The motion asks the government to “officially recognize the State of Palestine, on the basis of the 1967 borders with East Jerusalem as the capital, as established in UN resolutions, as a further positive contribution to securing a negotiated two-state solution to the Israeli-Palestinian conflict.”

Ireland is the latest in a string of European nations taking this step. The French National Assembly voted 339-151 in favor of urging its government to recognize a Palestinian state last week. The Danish government will also vote on the issue in early January, while similar votes took place in the parliaments of Great Britain, Ireland, and Spain. One nation, Sweden, has officially recognized Palestinian statehood, while votes by the other countries have been symbolic. A vote by the European Parliament on the recognition of a Palestinian state is expected in mid-December.
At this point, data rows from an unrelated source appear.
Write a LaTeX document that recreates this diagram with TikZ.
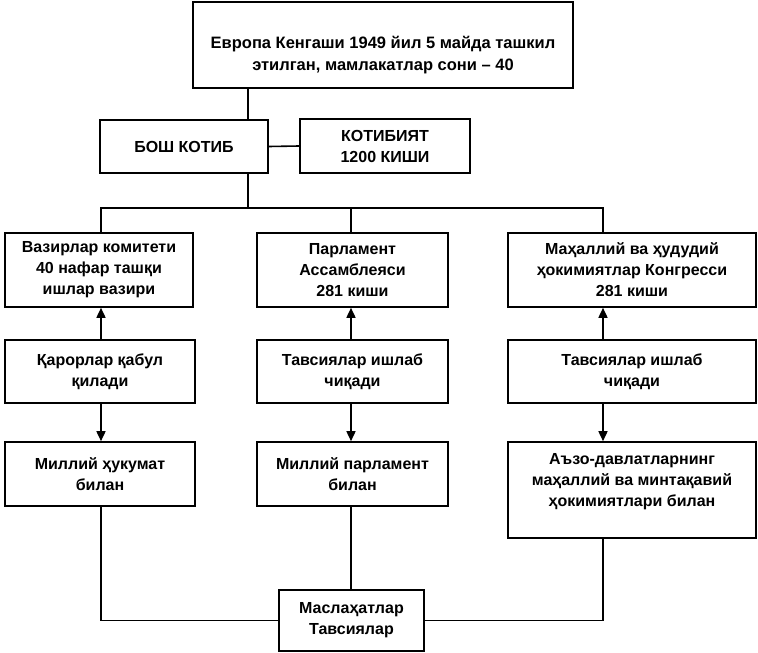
\documentclass[tikz,border=0pt]{standalone}
\usepackage{fontspec}
\setmainfont{Liberation Sans}
\usetikzlibrary{arrows.meta}
\begin{document}
\begin{tikzpicture}[x=1pt,y=-1pt,
  box/.style={draw,line width=1.6pt,rectangle,inner sep=2pt,align=center,
    font=\bfseries\fontsize{16}{21}\selectfont},
  conn/.style={line width=1.6pt},
  arr/.style={line width=1.6pt,-{Triangle[length=10pt,width=9pt]}}]
\useasboundingbox (0,0) rectangle (758,653);
\node[box,minimum width=380pt,minimum height=86pt,font=\bfseries\fontsize{16.5}{22}\selectfont] (top) at (383,45)
  {\rule{0pt}{33pt}Европа Кенгаши 1949 йил 5 майда ташкил\\этилган, мамлакатлар сони -- 40};
\node[box,minimum width=168pt,minimum height=53pt] (bosh) at (184,146.5) {БОШ КОТИБ};
\node[box,minimum width=170pt,minimum height=54pt] (kotib) at (385,146) {КОТИБИЯТ\\1200 КИШИ};
\node[box,minimum width=188pt,minimum height=74pt] (r1a) at (99,270) {Вазирлар комитети\\40 нафар ташқи\\ишлар вазири};
\node[box,minimum width=191pt,minimum height=74pt] (r1b) at (352.5,270) {Парламент\\Ассамблеяси\\281 киши};
\node[box,minimum width=248pt,minimum height=74pt] (r1c) at (632,270) {Маҳаллий ва ҳудудий\\ҳокимиятлар Конгресси\\281 киши};
\node[box,minimum width=190pt,minimum height=63pt] (r2a) at (100,371.5) {Қарорлар қабул\\қилади};
\node[box,minimum width=191pt,minimum height=63pt] (r2b) at (352.5,371.5) {Тавсиялар ишлаб\\чиқади};
\node[box,minimum width=248pt,minimum height=63pt] (r2c) at (632,371.5) {Тавсиялар ишлаб\\чиқади};
\node[box,minimum width=190pt,minimum height=64pt] (r3a) at (100,474) {Миллий ҳукумат\\билан};
\node[box,minimum width=191pt,minimum height=64pt] (r3b) at (352.5,474) {Миллий парламент\\билан};
\node[box,minimum width=248pt,minimum height=96pt] (r3c) at (632,490) {Аъзо-давлатларнинг\\маҳаллий ва минтақавий\\ҳокимиятлари билан\\[0pt]\mbox{}};
\node[box,minimum width=145pt,minimum height=61pt] (bot) at (351.5,620.5) {Маслаҳатлар\\Тавсиялар};
\coordinate (j) at (248,0);
\coordinate (bus) at (0,208);
\coordinate (xa) at (101,0);
\coordinate (xb) at (351,0);
\coordinate (xc) at (603,0);
\draw[conn] (j |- top.south) -- (j |- bosh.north);
\draw[conn] (j |- bosh.south) -- (j |- bus);
\draw[conn] (bosh.east) -- (kotib.west);
\draw[conn] (xa |- r1a.north) -- (xa |- bus) -- (xc |- bus) -- (xc |- r1c.north);
\draw[conn] (xb |- r1b.north) -- (xb |- bus);
\draw[arr] (xa |- r2a.north) -- (xa |- r1a.south);
\draw[arr] (xb |- r2b.north) -- (xb |- r1b.south);
\draw[arr] (xc |- r2c.north) -- (xc |- r1c.south);
\draw[arr] (xa |- r2a.south) -- (xa |- r3a.north);
\draw[arr] (xb |- r2b.south) -- (xb |- r3b.north);
\draw[arr] (xc |- r2c.south) -- (xc |- r3c.north);
\draw[conn] (xa |- r3a.south) -- (xa |- bot.west) -- (bot.west);
\draw[conn] (xc |- r3c.south) -- (xc |- bot.east) -- (bot.east);
\draw[conn] (xb |- r3b.south) -- (xb |- bot.north);
\end{tikzpicture}
\end{document}
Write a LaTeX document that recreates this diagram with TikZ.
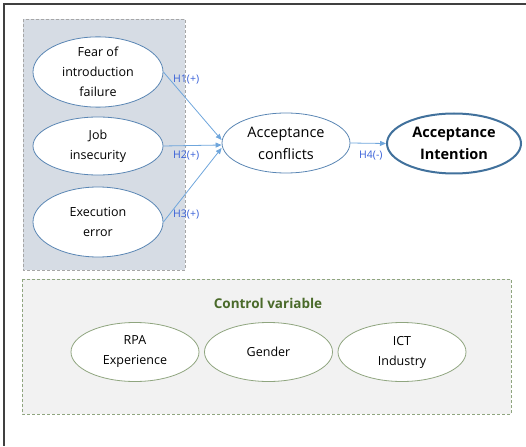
\documentclass[tikz,border=0pt]{standalone}
\usepackage{fontspec}
\setmainfont{Open Sans}
\usetikzlibrary{shapes.geometric,arrows.meta}
\definecolor{leftbg}{HTML}{D6DCE4}
\definecolor{ctrlbg}{HTML}{F2F2F2}
\definecolor{ctrlborder}{HTML}{8FA57F}
\definecolor{ovalblue}{HTML}{5A86B4}
\definecolor{darkblue}{HTML}{41719C}
\definecolor{arrowblue}{HTML}{6FA6DC}
\definecolor{lblblue}{HTML}{3860D8}
\definecolor{ctrlgreen}{HTML}{4A6A2A}
\tikzset{
  oval/.style={ellipse, draw=ovalblue, fill=white, line width=0.8pt, inner sep=0pt, align=center, font=\fontsize{12.5}{20}\selectfont},
  ctrloval/.style={ellipse, draw=ctrlborder, fill=white, line width=0.8pt, inner sep=0pt, minimum width=128pt, minimum height=59pt, align=center, font=\fontsize{12.5}{20}\selectfont},
  link/.style={draw=arrowblue, line width=0.8pt, -{Triangle[length=6pt,width=5pt]}},
  hlabel/.style={text=lblblue, font=\fontsize{10.5}{12}\selectfont, inner sep=1pt},
  framebar/.style={fill=black!75}
}
\begin{document}
\begin{tikzpicture}[x=1pt,y=-1pt]
\useasboundingbox (0,0) rectangle (526,446);
% outer frame (top and left edges only)
\fill[framebar] (3,3) rectangle (526,5);
\fill[framebar] (3,3) rectangle (5,446);
% left group box
\draw[fill=leftbg, draw=gray!70, densely dashed, line width=0.5pt] (23,19) rectangle (185,270);
% control box
\draw[fill=ctrlbg, draw=ctrlborder, densely dashed, line width=0.6pt] (22,279) rectangle (511,414);
% left ovals
\node[oval, minimum width=130pt, minimum height=70pt] (fear) at (98,72) {Fear of\\introduction\\failure};
\node[oval, minimum width=130pt, minimum height=58pt] (job) at (98,146) {Job\\insecurity};
\node[oval, minimum width=130pt, minimum height=70pt] (exec) at (98,222) {Execution\\error};
% middle
\node[oval, minimum width=128pt, minimum height=60pt, font=\fontsize{14.5}{22}\selectfont] (conf) at (286,143) {Acceptance\\conflicts};
\node[oval, draw=darkblue, line width=2pt, minimum width=134pt, minimum height=60pt, font=\bfseries\fontsize{14.5}{22}\selectfont] (int) at (454,143.5) {Acceptance\\Intention};
% arrows
\draw[link] (fear.east) -- (conf.west |- 0,140);
\draw[link] (job.east) -- (conf.west |- 0,145);
\draw[link] (exec.east) -- (conf.west |- 0,148);
\draw[link] (conf.east) -- (int.west);
% labels
\node[hlabel, anchor=west] (h1) at (172,80) {H1(+)};
\node[hlabel, anchor=west] (h2) at (172,156) {H2(+)};
\node[hlabel, anchor=west] (h3) at (172,215) {H3(+)};
\node[hlabel, anchor=west] (h4) at (358,156) {H4(-)};
% control variables
\node[text=ctrlgreen, font=\bfseries\fontsize{13.5}{16}\selectfont] (ctitle) at (268,303) {Control variable};
\node[ctrloval] (rpa) at (135,352) {RPA\\Experience};
\node[ctrloval] (gender) at (268.5,352) {Gender};
\node[ctrloval] (ict) at (402,352) {ICT\\Industry};
\end{tikzpicture}
\end{document}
“The predominate perception in Europe still blames Israel for the lack of progress for peace, not the Palestinians,” Dr. Emanuele Ottolenghi, a senior fellow at the Foundation for Defense of Democracies, toldJNS.org last week.

“They think that somehow recognizing Palestine as a state will somehow send a message to Israel [that] unless Israel does things differently there will be negative political repercussions,” he added.

Members of the lower house of the Irish parliament are discussing the motion on Tuesday and Wednesday, but a spokesman said the Irish government will not be opposing the bill, the Jerusalem Post reported. That means the bill will not be voted on by the members of parliament.

“To the Palestinians such a move signals that they don’t have to make the necessary compromises in peace talks and that it is even ok to circumvent such direct talks altogether. To the Israelis, recognition suggests that Europe is not an honest broker,” Daniel Schwammenthal, director of the American Jewish Committee’s Transatlantic Institute in Brussels, recently told JNS.org.